Clear win for Scots at end of turn ten; Scots lost one element, the English lost 13. 

  • Layout too restricted, the armies started out too close together.  Could have omitted Flodden hill with the Scots artillery completely and had the Scots starting on high ground nearer their base edge.
  • Archers too strong in close combat, almost equaling armoured infantry.  Because they ended up sandwiched between the opposing infantries, this eroded the Scots infantry, so when the archers were finally destroyed the Scots infantry met the English infantry at a disadvantage in hit points.  Rule mod required.
  • Deployment of the archers on both sides was flawed.  They ended up being used as hand-to-hand infantry.  Probably better if they had been divided up between both flanks on each side; once battle was joined they could have become supporting units on overlaps.


  1. I believe in the real battle, the Stanley contingent was able to outflank the Scots right and cut through them.
    The disorder of the Scots crossing the wetlands at the bottom of the valley may have helped the English too.

  2. The whole thing was an example of how not to fight a battle. Infantry unfamiliar and not properly trained in the use of their principal weapon, sent over ground guaranteed to disorder them and up against a weapon in the English bill which was superior in close-in fighting. I think the only way to get a true result in a game would be to use so many combat modifiers as to render the whole exercise pointless.

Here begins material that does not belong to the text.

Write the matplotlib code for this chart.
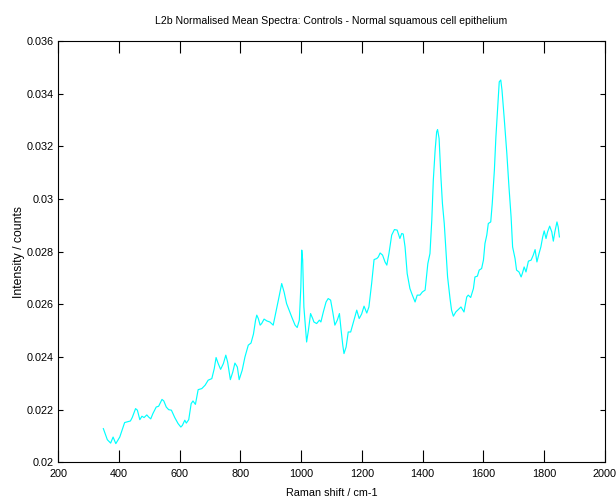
import matplotlib
matplotlib.use("Agg")
import matplotlib.pyplot as plt
from matplotlib.ticker import FormatStrFormatter, FuncFormatter

# Mean Raman spectrum, normal squamous epithelium controls
raman_shift = [
    349, 362, 373, 381, 390, 403, 419, 438, 444, 455, 461, 469, 476, 483, 492,
    498, 505, 512, 523, 531, 542, 548, 556, 564, 573, 584, 595, 604, 609, 617,
    622, 630, 638, 644, 652, 661, 673, 684, 694, 706, 714, 720, 727, 735, 744,
    752, 758, 767, 775, 782, 790, 796, 806, 815, 826, 835, 843, 850, 854, 859,
    865, 870, 878, 887, 897, 908, 916, 925, 936, 944, 952, 963, 969, 980, 987,
    994, 999, 1002, 1005, 1009, 1018, 1024, 1031, 1038, 1042, 1051, 1060, 1065,
    1073, 1082, 1089, 1097, 1104, 1111, 1119, 1126, 1131, 1137, 1141, 1148,
    1155, 1163, 1172, 1183, 1191, 1199, 1207, 1216, 1223, 1232, 1240, 1249,
    1254, 1260, 1268, 1276, 1282, 1289, 1298, 1307, 1316, 1325, 1331, 1336,
    1342, 1349, 1358, 1366, 1375, 1382, 1391, 1399, 1408, 1417, 1424, 1430,
    1435, 1441, 1446, 1449, 1454, 1460, 1465, 1471, 1477, 1482, 1490, 1495,
    1501, 1509, 1517, 1526, 1536, 1545, 1550, 1558, 1567, 1572, 1580, 1586,
    1594, 1600, 1605, 1611, 1616, 1624, 1629, 1636, 1641, 1647, 1652, 1657,
    1661, 1668, 1677, 1684, 1691, 1696, 1704, 1709, 1717, 1724, 1728, 1734,
    1740, 1748, 1757, 1764, 1770, 1776, 1783, 1789, 1795, 1800, 1806, 1811,
    1818, 1825, 1830, 1835, 1842, 1846, 1850,
]
intensity = [
    0.02128, 0.02086, 0.02073, 0.02096, 0.02071, 0.02096, 0.02151, 0.02157,
    0.02170, 0.02204, 0.02198, 0.02162, 0.02175, 0.02170, 0.02180, 0.02172,
    0.02165, 0.02185, 0.02210, 0.02213, 0.02239, 0.02233, 0.02210, 0.02200,
    0.02198, 0.02170, 0.02147, 0.02134, 0.02140, 0.02160, 0.02149, 0.02162,
    0.02223, 0.02233, 0.02220, 0.02276, 0.02280, 0.02293, 0.02312, 0.02318,
    0.02356, 0.02398, 0.02375, 0.02353, 0.02375, 0.02407, 0.02381, 0.02314,
    0.02343, 0.02377, 0.02362, 0.02314, 0.02350, 0.02400, 0.02445, 0.02453,
    0.02487, 0.02540, 0.02559, 0.02546, 0.02521, 0.02527, 0.02544, 0.02537,
    0.02533, 0.02521, 0.02565, 0.02616, 0.02679, 0.02646, 0.02603, 0.02570,
    0.02552, 0.02521, 0.02512, 0.02540, 0.02666, 0.02806, 0.02768, 0.02590,
    0.02457, 0.02502, 0.02565, 0.02546, 0.02533, 0.02527, 0.02540, 0.02533,
    0.02571, 0.02609, 0.02622, 0.02616, 0.02571, 0.02521, 0.02540, 0.02565,
    0.02508, 0.02445, 0.02413, 0.02438, 0.02495, 0.02495, 0.02533, 0.02578,
    0.02546, 0.02563, 0.02593, 0.02567, 0.02590, 0.02679, 0.02770, 0.02774,
    0.02780, 0.02795, 0.02787, 0.02761, 0.02749, 0.02793, 0.02863, 0.02884,
    0.02882, 0.02850, 0.02869, 0.02867, 0.02818, 0.02717, 0.02660, 0.02635,
    0.02609, 0.02635, 0.02635, 0.02647, 0.02654, 0.02755, 0.02793, 0.02920,
    0.03072, 0.03186, 0.03255, 0.03264, 0.03230, 0.03084, 0.02983, 0.02907,
    0.02793, 0.02704, 0.02622, 0.02578, 0.02555, 0.02571, 0.02580, 0.02590,
    0.02571, 0.02628, 0.02635, 0.02626, 0.02660, 0.02704, 0.02707, 0.02730,
    0.02736, 0.02768, 0.02831, 0.02863, 0.02907, 0.02913, 0.02983, 0.03110,
    0.03236, 0.03350, 0.03445, 0.03452, 0.03414, 0.03312, 0.03173, 0.03046,
    0.02932, 0.02818, 0.02774, 0.02730, 0.02723, 0.02704, 0.02717, 0.02742,
    0.02723, 0.02764, 0.02768, 0.02787, 0.02808, 0.02761, 0.02793, 0.02818,
    0.02856, 0.02879, 0.02850, 0.02875, 0.02897, 0.02875, 0.02840, 0.02875,
    0.02913, 0.02894, 0.02856,
]

x_ticks = [200, 400, 600, 800, 1000, 1200, 1400, 1600, 1800, 2000]
y_ticks = [0.020, 0.022, 0.024, 0.026, 0.028, 0.030, 0.032, 0.034, 0.036]

plt.rcParams["font.family"] = ["Liberation Sans", "DejaVu Sans"]

fig = plt.figure(figsize=(6.16, 5.01), dpi=100)
ax = fig.add_axes([0.0943, 0.0772, 0.8878, 0.8409])

ax.plot(raman_shift, intensity, color="#00ffff", linewidth=0.85)

ax.set_xlim(200, 2000)
ax.set_ylim(0.020, 0.036)
ax.set_xticks(x_ticks)
ax.set_yticks(y_ticks)
ax.xaxis.set_major_formatter(FormatStrFormatter("%d"))
ax.yaxis.set_major_formatter(FuncFormatter(lambda v, p: f"{v:g}"))

ax.tick_params(axis="x", direction="in", length=8.5, width=0.8,
               top=True, bottom=True, labelsize=7.8, pad=5, colors="black")
ax.tick_params(axis="y", direction="in", length=3.6, width=0.8,
               left=True, right=True, labelsize=7.8, pad=3, colors="black")
for s in ax.spines.values():
    s.set_linewidth(0.8)
    s.set_color("black")

ax.set_title("L2b Normalised Mean Spectra: Controls - Normal squamous cell epithelium",
             fontsize=7.6, pad=12)
ax.set_xlabel("Raman shift / cm-1", fontsize=7.8)
ax.xaxis.set_label_coords(0.5, -0.060)
ax.set_ylabel("Intensity / counts", fontsize=8.8)
ax.yaxis.set_label_coords(-0.061, 0.5)

fig.savefig("out.png", dpi=100, facecolor="white")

    1. I rather agree! We actually refought flodden several times at our club, and the poor Scots always lost. The real battle was won by Surrey's outflanking of the Scots army which turned them out of their position before the battle. The battlefield today gives a good impression of how hard it would have been for the Attacking Scots.

  3. Interesting replay. I am not a fan of showing any missile troops as being capable in close combat. Trained archers were an expensive resource and ill-suited to melee type situations.

    I am left with the impression that following contact, the archers formed themselves into small 'knots' and did was is best described as sniper fire between the gaps and on the flanks of the armoured infantry , with perhaps the odd archer running out to dispatch a fallen man-at-arms.

    Not sure how that fits in with modelling the likes of Agincourt though.

    1. Thanks for the comment Norm.
      Couldn't agree more re missile troops. Could use pass through but then they fall foul of the usual rule that archers can't fire over anyone. Hordes and Heroes has a neat skirmishing mechanism which does not allow archers to indulge in h-to-h. I think I'll adopt this as an option for all archers.